YANGON // Myanmar authorities yesterday gave Aung San Suu Kyi's opposition party the green light to rejoin mainstream politics, paving the way for the Nobel laureate to run for a seat in the new parliament.
The announcement in state media follows a series of reformist moves by a new military-backed government dominated by former generals, who are now reaching out to political opponents and the West.
Ms Suu Kyi's National League for Democracy (NLD) was stripped of its status as a legal political party by the junta last year after it chose to boycott a rare election, saying the rules were unfair.
A brief announcement in the official New Light of Myanmar newspaper on Tuesday said the country's election commission had approved the NLD's application to re-register as a political party.
The country formerly known as Burma has surprised even its critics over the past year - releasing democracy champion Ms Suu Kyi from years of house arrest, holding dialogue with the opposition and freeing some political prisoners.

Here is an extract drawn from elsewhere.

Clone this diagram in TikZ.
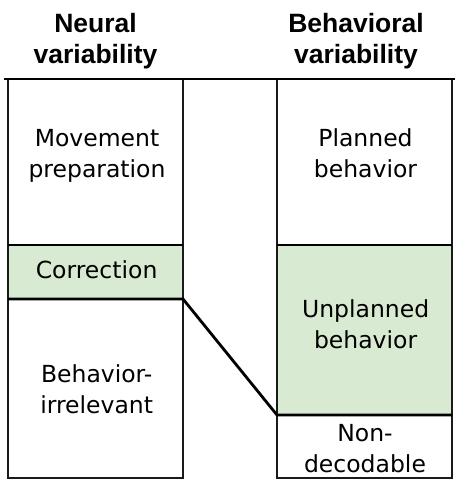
\documentclass[tikz,border=0pt]{standalone}
\usepackage{fontspec}
\setmainfont{DejaVu Sans}
\newfontfamily\headfont{Liberation Sans}
\definecolor{lightgreen}{HTML}{D9EAD3}
\definecolor{boxline}{HTML}{1A1A1A}
\begin{document}
\begin{tikzpicture}[x=1pt,y=-1pt,
  thinline/.style={draw=boxline,line width=1.1pt},
  thickline/.style={draw=black,line width=2.8pt},
  body/.style={font=\fontsize{23.5}{31}\selectfont,align=center,anchor=base,inner sep=0pt},
  head/.style={font=\headfont\bfseries\fontsize{26.5}{31}\selectfont,align=center,anchor=base,inner sep=0pt}]
\useasboundingbox (0,0) rectangle (459,483);
% fills
\fill[lightgreen] (8,245) rectangle (183,299);
\fill[lightgreen] (277,245) rectangle (452,415);
% boxes
\draw[thinline] (8,79) rectangle (183,478);
\draw[thinline] (277,79) rectangle (452,478);
% thick lines
\coordinate (topL) at (4,79);
\coordinate (topR) at (455,79);
\coordinate (midLa) at (8,245);
\coordinate (midLb) at (183,245);
\coordinate (midRa) at (277,245);
\coordinate (midRb) at (452,245);
\coordinate (corA) at (8,299);
\coordinate (corB) at (183,299);
\coordinate (unpA) at (277,415);
\coordinate (unpB) at (452,415);
\draw[thickline] (topL) -- (topR);
\draw[thickline] (midLa) -- (midLb);
\draw[thickline] (midRa) -- (midRb);
\draw[thickline] (corA) -- (corB) -- (unpA) -- (unpB);
% headers
\node[head] (hN) at (95.5,63) {Neural\\variability};
\node[head] (hB) at (356,63) {Behavioral\\variability};
% body
\node[body] (mov) at (97,177) {Movement\\preparation};
\node[body] (plan) at (365.5,177) {Planned\\behavior};
\node[body] (corr) at (96.6,278) {Correction};
\node[body] (unpl) at (365.6,348) {Unplanned\\behavior};
\node[body] (birr) at (96.7,413) {Behavior-\\irrelevant};
\node[body] (nond) at (365,472) {Non-\\decodable};
\end{tikzpicture}
\end{document}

In one of a number of dramatic developments, Ms Suu Kyi has said she will take part in by-elections expected early next year, although no date has been set.
She voiced guarded hope earlier this month that democracy would come to Myanmar, as she welcomed Hillary Clinton to the home that was her prison for years during a landmark visit by the US secretary of state.

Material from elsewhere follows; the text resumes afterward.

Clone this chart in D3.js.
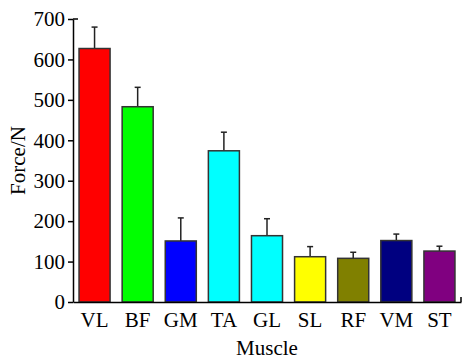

"I am very confident that if we work together ... there will be no turning back from the road to democracy," Ms Suu Kyi said at the time.
On Monday her party said it had chosen the image of a fighting peacock gazing at a white star as its new symbol, replacing its trademark bamboo hat, which was used by a breakaway group that participated in the 2010 election.

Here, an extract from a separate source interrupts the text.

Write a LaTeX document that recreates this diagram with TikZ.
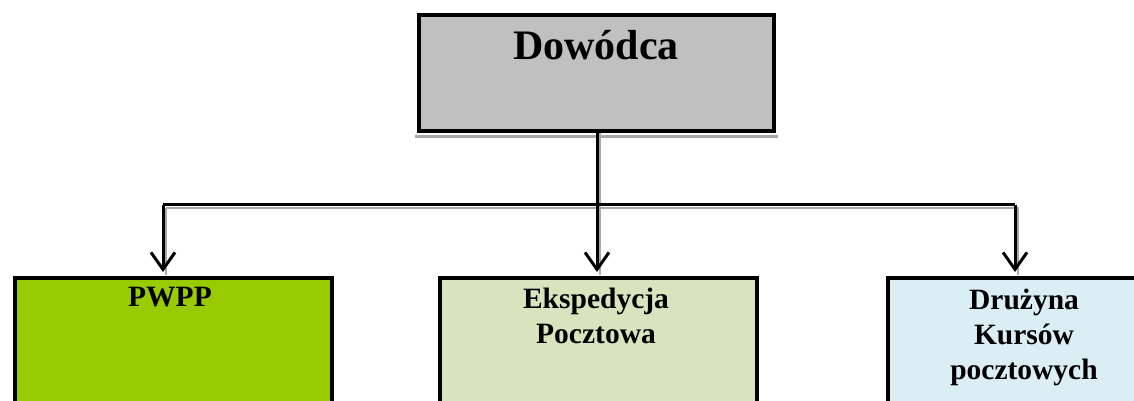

Ms Suu Kyi's party won a 1990 poll but was never allowed by the generals to take power.
It refused to participate in the November 2010 vote - the first in two decades - mainly because of rules that would have forced it to expel imprisoned members.
Ms Suu Kyi, who has spent most of the past two decades in detention, was under house arrest at the time and was released just days after the polls.
An amendment to a law on political parties has since removed the contentious clause that said prisoners could not be party members, as well as a condition that all parties must agree to "preserve" a controversial 2008 constitution.
Indonesian Foreign Minister Marty Natalegawa hailed the authorities' announcement as "another important development" in the reform process.